Since the White House finally got around to announcing the outlines of their tax reform plan today, I want to briefly address an issue that’s generally ignored in discussions of income tax rates and brackets.
Marginal tax rates mean you pay taxes at lots of different rates
You often hear as shorthand that “the wealthy pay a 40% income tax.” That’s exactly wrong: the wealthiest Americans pay a 39.6% marginal income tax rate.
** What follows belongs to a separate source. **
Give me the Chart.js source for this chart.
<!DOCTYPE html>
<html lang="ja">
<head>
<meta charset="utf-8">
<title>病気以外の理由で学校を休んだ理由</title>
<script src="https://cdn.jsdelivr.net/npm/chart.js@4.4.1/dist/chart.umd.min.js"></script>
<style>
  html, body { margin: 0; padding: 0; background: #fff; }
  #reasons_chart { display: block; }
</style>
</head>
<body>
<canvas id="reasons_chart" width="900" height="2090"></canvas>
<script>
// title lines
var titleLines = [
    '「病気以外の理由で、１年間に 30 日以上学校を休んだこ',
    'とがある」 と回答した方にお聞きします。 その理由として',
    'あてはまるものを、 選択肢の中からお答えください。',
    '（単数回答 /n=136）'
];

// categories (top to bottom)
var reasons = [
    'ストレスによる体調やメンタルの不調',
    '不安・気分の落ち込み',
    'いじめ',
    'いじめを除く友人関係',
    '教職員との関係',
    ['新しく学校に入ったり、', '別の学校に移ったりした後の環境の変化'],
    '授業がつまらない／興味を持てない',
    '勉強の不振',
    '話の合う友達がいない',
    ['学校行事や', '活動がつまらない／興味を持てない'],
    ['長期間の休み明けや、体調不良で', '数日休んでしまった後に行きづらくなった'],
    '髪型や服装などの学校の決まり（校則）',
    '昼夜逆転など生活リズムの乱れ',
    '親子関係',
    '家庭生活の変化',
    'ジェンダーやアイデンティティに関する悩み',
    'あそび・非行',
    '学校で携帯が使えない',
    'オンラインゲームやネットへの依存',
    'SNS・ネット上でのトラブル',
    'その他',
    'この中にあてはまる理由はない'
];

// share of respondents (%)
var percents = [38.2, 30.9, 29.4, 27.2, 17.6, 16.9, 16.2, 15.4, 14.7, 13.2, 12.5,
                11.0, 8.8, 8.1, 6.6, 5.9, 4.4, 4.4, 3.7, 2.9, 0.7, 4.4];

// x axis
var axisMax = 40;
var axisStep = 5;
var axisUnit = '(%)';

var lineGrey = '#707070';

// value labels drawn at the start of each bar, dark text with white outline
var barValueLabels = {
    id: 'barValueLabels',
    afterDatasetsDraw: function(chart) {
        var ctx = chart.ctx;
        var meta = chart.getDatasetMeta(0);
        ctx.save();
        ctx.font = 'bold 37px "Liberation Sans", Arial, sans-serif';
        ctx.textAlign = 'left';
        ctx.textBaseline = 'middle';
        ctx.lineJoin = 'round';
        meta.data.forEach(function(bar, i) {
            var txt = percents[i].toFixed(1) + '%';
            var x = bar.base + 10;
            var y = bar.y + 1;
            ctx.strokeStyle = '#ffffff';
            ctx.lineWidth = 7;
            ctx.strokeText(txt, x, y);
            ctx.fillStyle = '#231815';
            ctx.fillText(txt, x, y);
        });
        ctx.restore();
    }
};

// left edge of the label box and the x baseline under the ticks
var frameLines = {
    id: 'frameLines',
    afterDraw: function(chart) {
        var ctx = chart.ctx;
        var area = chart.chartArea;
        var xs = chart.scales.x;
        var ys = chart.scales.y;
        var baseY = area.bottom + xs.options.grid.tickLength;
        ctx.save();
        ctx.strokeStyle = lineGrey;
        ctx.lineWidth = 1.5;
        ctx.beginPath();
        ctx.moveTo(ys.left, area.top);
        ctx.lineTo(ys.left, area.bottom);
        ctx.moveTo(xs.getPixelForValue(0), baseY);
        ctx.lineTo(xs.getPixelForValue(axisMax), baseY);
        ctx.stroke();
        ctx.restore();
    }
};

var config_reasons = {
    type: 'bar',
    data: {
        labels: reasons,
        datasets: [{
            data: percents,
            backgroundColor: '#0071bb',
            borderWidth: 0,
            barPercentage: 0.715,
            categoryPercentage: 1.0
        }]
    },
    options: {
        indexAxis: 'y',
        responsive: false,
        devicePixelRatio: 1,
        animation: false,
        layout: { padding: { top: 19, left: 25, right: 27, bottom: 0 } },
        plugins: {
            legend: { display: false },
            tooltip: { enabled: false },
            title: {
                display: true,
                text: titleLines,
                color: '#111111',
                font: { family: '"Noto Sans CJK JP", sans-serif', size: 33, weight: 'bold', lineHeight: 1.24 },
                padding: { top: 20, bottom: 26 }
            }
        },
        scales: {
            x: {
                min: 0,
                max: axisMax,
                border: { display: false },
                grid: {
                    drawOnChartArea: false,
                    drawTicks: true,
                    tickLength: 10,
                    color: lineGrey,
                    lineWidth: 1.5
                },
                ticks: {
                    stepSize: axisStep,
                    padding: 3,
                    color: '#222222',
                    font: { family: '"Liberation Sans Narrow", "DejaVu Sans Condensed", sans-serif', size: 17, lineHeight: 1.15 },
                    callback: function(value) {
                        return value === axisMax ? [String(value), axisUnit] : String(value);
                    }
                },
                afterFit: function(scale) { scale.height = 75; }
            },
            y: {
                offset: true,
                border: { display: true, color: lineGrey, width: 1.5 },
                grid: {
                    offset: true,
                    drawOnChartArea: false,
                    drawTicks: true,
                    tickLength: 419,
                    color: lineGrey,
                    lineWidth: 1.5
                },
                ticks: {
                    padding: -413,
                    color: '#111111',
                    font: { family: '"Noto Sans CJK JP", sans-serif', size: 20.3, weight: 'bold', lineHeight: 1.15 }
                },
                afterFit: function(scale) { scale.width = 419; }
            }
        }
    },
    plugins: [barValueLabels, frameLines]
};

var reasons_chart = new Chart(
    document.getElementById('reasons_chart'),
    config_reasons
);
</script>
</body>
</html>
If a single person reports a taxable income of $418,401 in earned income, they pay a 39.6% income tax…on exactly one dollar.
On the first $470,700 in taxable income, the person pays 10% on $9,325, 15% on $28,625, 25% on $53,950, 28% on $99,750, 33% on $225,050, and 35% on $1,700. Only after paying all those tax rates does our single taxpayer begin to pay 39.6% on additional dollars of income.
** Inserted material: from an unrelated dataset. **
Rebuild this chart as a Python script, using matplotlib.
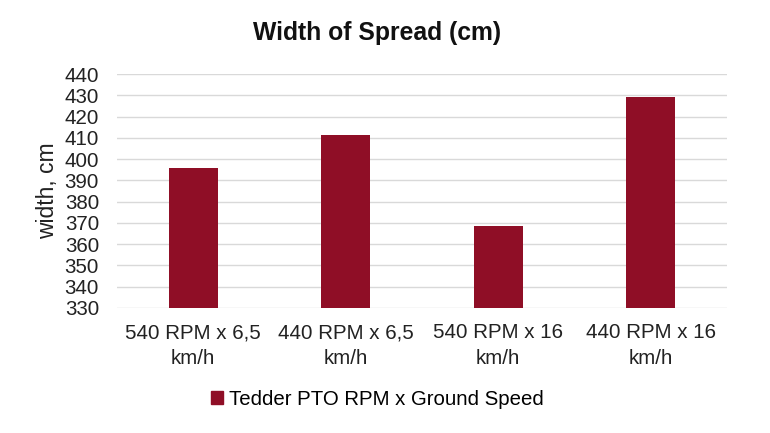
import matplotlib.pyplot as plt
from matplotlib.patches import Patch

plt.rcParams['font.family'] = ['Liberation Sans', 'DejaVu Sans']

categories = ['540 RPM x 6,5\nkm/h', '440 RPM x 6,5\nkm/h', '540 RPM x 16\nkm/h', '440 RPM x 16\nkm/h']
widths = [396, 411.3, 368.3, 429]
series_name = 'Tedder PTO RPM x Ground Speed'
bar_color = '#8F0E26'

fig = plt.figure(figsize=(7.7, 4.33), dpi=100)
ax = fig.add_axes([0.152, 0.289, 0.792, 0.54])

x = range(len(categories))
ax.bar(x, [w - 330 for w in widths], bottom=330, width=0.32, color=bar_color, zorder=3)

ax.set_ylim(330, 440)
ax.set_yticks(range(330, 441, 10))
ax.set_xlim(-0.5, len(categories) - 0.5)
ax.set_xticks(list(x))
ax.set_xticklabels(categories, fontsize=14.8, color='#222222', linespacing=1.45)
ax.tick_params(axis='y', labelsize=14.8, colors='#222222', length=0, pad=13)
ax.tick_params(axis='x', length=0, pad=11)
ax.grid(axis='y', color='#D9D9D9', lw=1, zorder=0)
for s in ax.spines.values():
    s.set_visible(False)

ax.set_ylabel('width, cm', fontsize=16.5, color='#222222', labelpad=4)
fig.text(0.49, 0.924, 'Width of Spread (cm)', ha='center', va='center',
         fontsize=17.8, fontweight='bold', color='#111111')

fig.legend(handles=[Patch(color=bar_color, label=series_name)], loc='center',
           bbox_to_anchor=(0.49, 0.077), frameon=False, fontsize=14.7,
           handlelength=0.6, handleheight=0.6, handletextpad=0.3)

fig.savefig('out.png', dpi=100)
Tax cuts disproportionately benefit people who fill up each tax bracket
Let’s say that we decide the middle class is working longer hours for less pay and that the solution is a tax cut for hardworking middle class families (insert gagging sound effect here). $50,000 in taxable income seems like a good place to target our middle class tax cut, since that would imply about $60,400 in earned income, a solidly middle-class income. $50,000 in taxable income falls in the 25% tax bracket, so what happens when we cut the 25% marginal tax rate all the way down to 15%?
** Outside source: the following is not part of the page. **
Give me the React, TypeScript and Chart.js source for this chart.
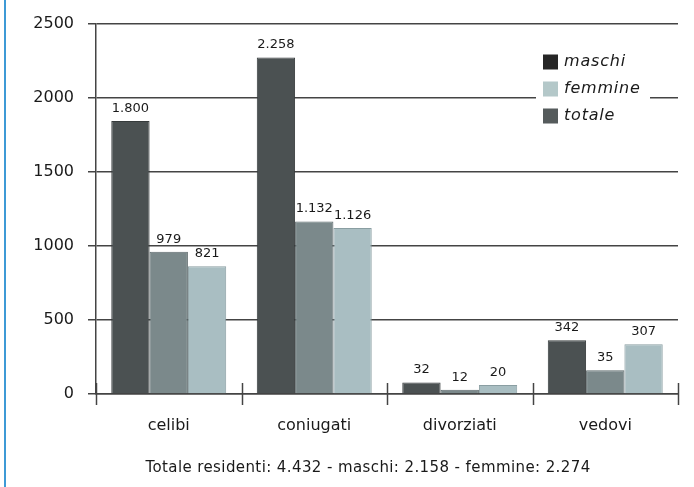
import React, { useEffect, useRef } from "react";
import { Chart, registerables } from "chart.js";

Chart.register(...registerables);

const categories = ["celibi", "coniugati", "divorziati", "vedovi"];
// bar heights as drawn in the picture
const totaleValues = [1843, 2272, 78, 363];
const maschiValues = [960, 1165, 28, 161];
const femmineValues = [862, 1121, 60, 336];
// printed labels above the bars
const totaleLabels = ["1.800", "2.258", "32", "342"];
const maschiLabels = ["979", "1.132", "12", "35"];
const femmineLabels = ["821", "1.126", "20", "307"];
const yTickValues = [0, 500, 1000, 1500, 2000, 2500];
const legendNames = ["maschi", "femmine", "totale"];
const footerText = "Totale residenti: 4.432 - maschi: 2.158 - femmine: 2.274";

const FONT = "'DejaVu Sans', sans-serif";
const TEXT = "#1a1a1a";
const LINE = "#444444";

const legendColors = ["#262626", "#b4c8c9", "#555b5c"];

const decorPlugin = {
  id: "decor",
  beforeDraw(chart: any) {
    const ctx = chart.ctx;
    ctx.save();
    ctx.fillStyle = "#ffffff";
    ctx.fillRect(0, 0, chart.width, chart.height);
    ctx.fillStyle = "#3d9ad6";
    ctx.fillRect(4, 0, 2, chart.height);
    ctx.restore();
  },
  afterDatasetsDraw(chart: any) {
    const ctx = chart.ctx;
    const area = chart.chartArea;
    const xs = chart.scales.x;
    // category boundary ticks
    ctx.save();
    ctx.strokeStyle = LINE;
    ctx.lineWidth = 1.5;
    for (let i = 0; i <= categories.length; i++) {
      const px = Math.round(xs.getPixelForValue(i - 0.5)) + 0.5;
      ctx.beginPath();
      ctx.moveTo(px, area.bottom - 11);
      ctx.lineTo(px, area.bottom + 11);
      ctx.stroke();
    }
    ctx.restore();

    // value labels
    const labelSets = [totaleLabels, maschiLabels, femmineLabels];
    ctx.save();
    ctx.font = `13px ${FONT}`;
    ctx.fillStyle = TEXT;
    ctx.textAlign = "center";
    ctx.textBaseline = "bottom";
    chart.data.datasets.forEach((_: any, di: number) => {
      const meta = chart.getDatasetMeta(di);
      meta.data.forEach((bar: any, i: number) => {
        ctx.fillText(labelSets[di][i], bar.x, bar.y - 6);
      });
    });
    ctx.restore();

    // legend
    const lx = 543;
    const centers = [62, 89, 116];
    ctx.save();
    ctx.fillStyle = "#ffffff";
    ctx.fillRect(536, 48, 114, 80);
    ctx.font = `italic 16px ${FONT}`;
    (ctx as any).letterSpacing = "0.8px";
    ctx.textAlign = "left";
    ctx.textBaseline = "middle";
    legendNames.forEach((name, i) => {
      ctx.fillStyle = legendColors[i];
      ctx.fillRect(lx, centers[i] - 7.5, 15, 15);
      ctx.fillStyle = TEXT;
      ctx.fillText(name, lx + 21, centers[i]);
    });
    ctx.restore();

    // footer
    ctx.save();
    ctx.font = `15px ${FONT}`;
    (ctx as any).letterSpacing = "0.4px";
    ctx.fillStyle = TEXT;
    ctx.textAlign = "center";
    ctx.textBaseline = "middle";
    ctx.fillText(footerText, 368, 468);
    ctx.restore();
  },
};

export default function App() {
  const ref = useRef<HTMLCanvasElement | null>(null);

  useEffect(() => {
    if (!ref.current) return;
    const chart = new Chart(ref.current, {
      type: "bar",
      data: {
        labels: categories,
        datasets: [
          {
            label: "totale",
            data: totaleValues,
            backgroundColor: "#4b5152",
            borderColor: "#363b3c",
            borderWidth: 1,
          },
          {
            label: "maschi",
            data: maschiValues,
            backgroundColor: "#7b898b",
            borderColor: "#5d6a6c",
            borderWidth: 1,
          },
          {
            label: "femmine",
            data: femmineValues,
            backgroundColor: "#a9bec2",
            borderColor: "#8a9ea2",
            borderWidth: 1,
          },
        ],
      },
      options: {
        responsive: false,
        animation: false,
        devicePixelRatio: 1,
        layout: { padding: { left: 0, top: 23, right: 16, bottom: 0 } },
        plugins: {
          legend: { display: false },
          tooltip: { enabled: false },
          title: { display: false },
        },
        datasets: {
          bar: { categoryPercentage: 0.79, barPercentage: 1 },
        },
        scales: {
          x: {
            offset: true,
            grid: { display: false },
            border: { display: true, color: LINE, width: 1.5 },
            ticks: {
              color: TEXT,
              font: { family: FONT, size: 16 },
              padding: 14,
            },
            afterFit(scale: any) {
              scale.height = 93;
            },
          },
          y: {
            min: 0,
            max: 2500,
            afterBuildTicks(scale: any) {
              scale.ticks = yTickValues.map((v) => ({ value: v }));
            },
            grid: {
              color: LINE,
              lineWidth: 1.5,
              tickLength: 8,
            },
            border: { display: true, color: LINE, width: 1.5 },
            ticks: {
              color: TEXT,
              font: { family: FONT, size: 16 },
              padding: 14,
              callback: (v: any) => String(v),
            },
            afterFit(scale: any) {
              scale.width = 96;
            },
          },
        },
      } as any,
      plugins: [decorPlugin],
    });
    return () => chart.destroy();
  }, []);

  return (
    <div style={{ position: "absolute", left: 0, top: 0, width: 694, height: 487, background: "#fff" }}>
      <canvas ref={ref} width={694} height={487} style={{ display: "block" }} />
    </div>
  );
}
Our solidly middle-class taxpayer saves $1,205 in federal income taxes: 10% of the amount of taxable income in excess of $37,950.
Meanwhile, how much would someone making $100 million in earned income save? They’d pay $5,395 less in federal income taxes, 10% of the entire $53,950 bucket of earned income.
And remember, this is the outcome of a federal income tax cut narrowly focused on middle-class taxpayers.
But in this day and age, who can survive on $50,000 in taxable income? Let’s raise the threshold for our narrowly focused middle-class tax cut all the way to $100,000, which puts our single middle-class taxpayer in the 28% tax bracket, and we’ll cut the 28% tax bracket down to 15% as well.
Now our solidly middle-class taxpayer gets to save the entire $5,395 in federal taxes our titan of industry saves, plus an extra $1,053: 13% of her taxable income in excess of $91,900.
But sure enough, our hedge fund manager wins again, saving $12,967 (13% of $99,750) plus the $5,395 saved in the lower bracket.
So much for narrow focus.
The only way to narrowly focus a middle-class tax cut is to raise marginal tax rates on higher incomes
This is a mechanical outcome of the nature of a system of progressive marginal income tax rates, and there’s nothing that can be “done” about the savings the wealthy get from cuts to marginal tax rates in the lower income tax brackets.
On the other hand, there’s no secret to “narrowly focusing” a tax cut on the working or middle classes: you recoup the money saved by high earners through higher marginal income tax rates on the upper brackets.
To recoup the $5,395 saved by high-income taxpayers by cutting the 25% rate to 15%, you can raise the 33% bracket by 2.4%. To recoup the $12,967 saved by lowering the 28% bracket to 15%, you could raise the 33% bracket by 5.8%.
Note that this would still constitute a net federal income tax cut on everyone with taxable income up to $416,700, since only at that point will the entire tax savings in the lower brackets be recouped.
The idiocy of an “across the board” tax cut
To be clear, I’m not in favor of any of the above proposals because I don’t think our middle class is suffering under the cruel yoke of an expropriating tax code. But even if you think taxes should be lower, even if it’s out of pure greed, you have to understand that the wealthy receive a federal income tax cut when tax rates on lower incomes are lowered, even if the marginal tax rate on higher incomes is unchanged.
You do not need an “across the board” in order to cut everyone’s taxes. Cuts exclusively to the marginal tax rates of lower tax brackets not only benefit high-income taxpayers, they disproportionately benefit high-income taxpayers.